For Mr. Ranieri, the challenge of doing something new -- and proving the skeptics wrong -- is part of the fun.
When he speaks of his go-go years at Salomon, his eyes light up, and he talks of the firm as if it were an amusement park he loved as a kid. He has given up cigar smoking because of a lung condition, but the Brooklyn native, who flavors his sentences with "you know," hasn't stopped wheeling and dealing. "Pressure is like oxygen to me," he says.
Things haven't always been rosy for Mr. Ranieri since he left Salomon in the mid-1980s. His investment firm, Hyperion Partners, made a fortune buying a troubled Houston thrift from the government in 1988 that was revamped and taken public as Houston's Bank United. (The thrift was sold to Seattle-based Washington Mutual Inc. in 2001, and Mr. Ranieri's stake was valued at about $50 million, based on his reported holdings.)
But a former arm of Hyperion Partners, Hyperion Capital Management, stumbled in the 1990s, when it sold investors so-called term trusts -- closed-end funds that specialized in mortgage securities that turned out to be, in some years, the worst performers of their class.
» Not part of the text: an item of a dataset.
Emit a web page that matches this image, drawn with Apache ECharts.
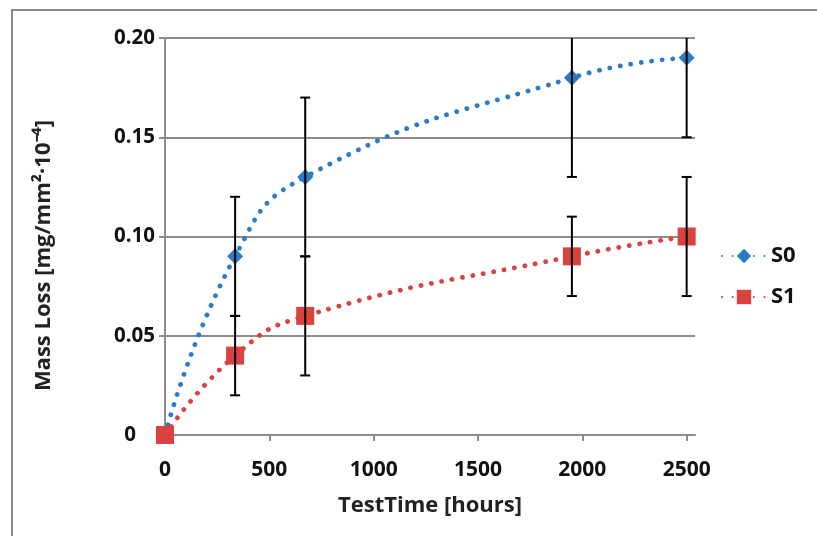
<!DOCTYPE html>
<html>
<head>
<meta charset="utf-8">
<script src="https://cdn.jsdelivr.net/npm/echarts@6/dist/echarts.min.js"></script>
<style>html,body{margin:0;padding:0;background:#fff;}#c{width:817px;height:536px;}</style>
</head>
<body>
<div id="c"></div>
<script>
const testTime = [0, 336, 672, 1950, 2500];
const s0 = [0, 0.09, 0.13, 0.18, 0.19];
const s0Err = [0, 0.03, 0.04, 0.05, 0.04];
const s1 = [0, 0.04, 0.06, 0.09, 0.10];
const s1Err = [0, 0.02, 0.03, 0.02, 0.03];
const xTicks = [0, 500, 1000, 1500, 2000, 2500];
const seriesNames = ['S0', 'S1'];

const BLUE = '#2a7cc7';
const RED = '#d9423f';
const FONT = 'Open Sans';

function pairs(xs, ys) { return xs.map((x, i) => [x, ys[i]]); }
function errData(xs, ys, es) { return xs.map((x, i) => [x, ys[i] - es[i], ys[i] + es[i]]).filter((d, i) => es[i] > 0); }

function renderErr(params, api) {
  const x = api.value(0);
  const lo = api.coord([x, api.value(1)]);
  const hi = api.coord([x, api.value(2)]);
  const cap = 5;
  const st = { stroke: '#000', lineWidth: 2 };
  return {
    type: 'group',
    children: [
      { type: 'line', shape: { x1: lo[0], y1: lo[1], x2: hi[0], y2: hi[1] }, style: st },
      { type: 'line', shape: { x1: lo[0] - cap, y1: lo[1], x2: lo[0] + cap, y2: lo[1] }, style: st },
      { type: 'line', shape: { x1: hi[0] - cap, y1: hi[1], x2: hi[0] + cap, y2: hi[1] }, style: st }
    ]
  };
}

const chart = echarts.init(document.getElementById('c'));
chart.setOption({
  animation: false,
  backgroundColor: '#fff',
  graphic: [{
    type: 'polyline', silent: true, z: -10,
    shape: { points: [[12, 540], [12, 10], [820, 10]] },
    style: { fill: 'none', stroke: '#8a8a8a', lineWidth: 2 }
  }],
  grid: { left: 165, right: 122, top: 38, bottom: 101 },
  xAxis: {
    type: 'value', min: 0, max: 2540, interval: 500,
    name: 'TestTime [hours]', nameLocation: 'middle', nameGap: 60,
    nameTextStyle: { fontFamily: FONT, fontWeight: 'bold', fontSize: 22, color: '#222' },
    axisLine: { show: true, lineStyle: { color: '#8c8c8c', width: 2 } },
    axisTick: { show: true, length: 6, inside: false, customValues: xTicks, lineStyle: { color: '#8c8c8c', width: 2 } },
    axisLabel: { customValues: xTicks, margin: 25, fontFamily: FONT, fontWeight: 'bold', fontSize: 21, color: '#111',
      formatter: v => String(v) },
    splitLine: { show: false }
  },
  yAxis: {
    type: 'value', min: 0, max: 0.2, interval: 0.05,
    name: 'Mass Loss [mg/mm²·10⁻⁴]', nameLocation: 'middle', nameGap: 110, nameRotate: 90,
    nameTextStyle: { fontFamily: FONT, fontWeight: 'bold', fontSize: 22, color: '#222', padding: [0, 38, 0, 0] },
    axisLine: { show: true, lineStyle: { color: '#8c8c8c', width: 2 } },
    axisTick: { show: true, length: 6, lineStyle: { color: '#8c8c8c', width: 2 } },
    axisLabel: {
      margin: 10, fontFamily: FONT, fontWeight: 'bold', fontSize: 20.5, color: '#111',
      formatter: v => v === 0 ? '{z|0}' : v.toFixed(2),
      rich: { z: { fontFamily: FONT, fontWeight: 'bold', fontSize: 20.5, color: '#111', padding: [0, 19, 0, 0] } }
    },
    splitLine: { show: true, lineStyle: { color: '#8c8c8c', width: 2 } }
  },
  legend: {
    orient: 'vertical', left: 716, top: 240, itemGap: 19, itemWidth: 44, itemHeight: 18,
    textStyle: { fontFamily: FONT, fontWeight: 'bold', fontSize: 22, color: '#111', padding: [0, 0, 0, 0] },
    data: seriesNames
  },
  series: [
    {
      name: seriesNames[0], type: 'line', smooth: 0.5, data: pairs(testTime, s0),
      symbol: 'path://M0,-1L1,0L0,1L-1,0Z', symbolSize: 16,
      itemStyle: { color: BLUE },
      lineStyle: { color: BLUE, width: 4.8, type: [0.1, 10.5], cap: 'round' },
      z: 3
    },
    {
      name: seriesNames[1], type: 'line', smooth: 0.5, data: pairs(testTime, s1),
      symbol: 'rect', symbolSize: 18,
      itemStyle: { color: RED },
      lineStyle: { color: RED, width: 4.8, type: [0.1, 10.5], cap: 'round' },
      z: 3
    },
    {
      type: 'custom', name: 'errS0', renderItem: renderErr, clip: true, z: 5,
      encode: { x: 0, y: [1, 2] }, data: errData(testTime, s0, s0Err), silent: true
    },
    {
      type: 'custom', name: 'errS1', renderItem: renderErr, clip: true, z: 5,
      encode: { x: 0, y: [1, 2] }, data: errData(testTime, s1, s1Err), silent: true
    }
  ]
});
</script>
</body>
</html>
In 1993, an investor group, claiming to have suffered losses of 30% when the value of the funds plunged, sued Hyperion Capital, alleging it didn't make adequate disclosure of the risks; a federal judge dismissed the suits in 1995.
"He did not have a good record with the original funds," says Robert Dall, who selected Mr. Ranieri as a trader in Salomon's mortgage-securities division and is now a private investor. "But like most people in the limelight, to have mixed results is not unusual."
That Mr. Ranieri is behind the American Financial venture doesn't surprise former colleagues. "He's always been interested in real estate and finance, and putting them together in a way in which he and his associates may have a chance to make a buck," says John Gutfreund, who was once Mr. Ranieri's boss at Salomon Brothers and who is now a senior managing director at C.E. Unterberg, Towbin, an investment-banking boutique in New York.
Mr. Ranieri agrees his years in banking and real estate are reasons why American Financial makes sense for him. "I think this is really going to be a good company over time that will be larger than people are anticipating," he says. "If I'm wrong or right, we'll see."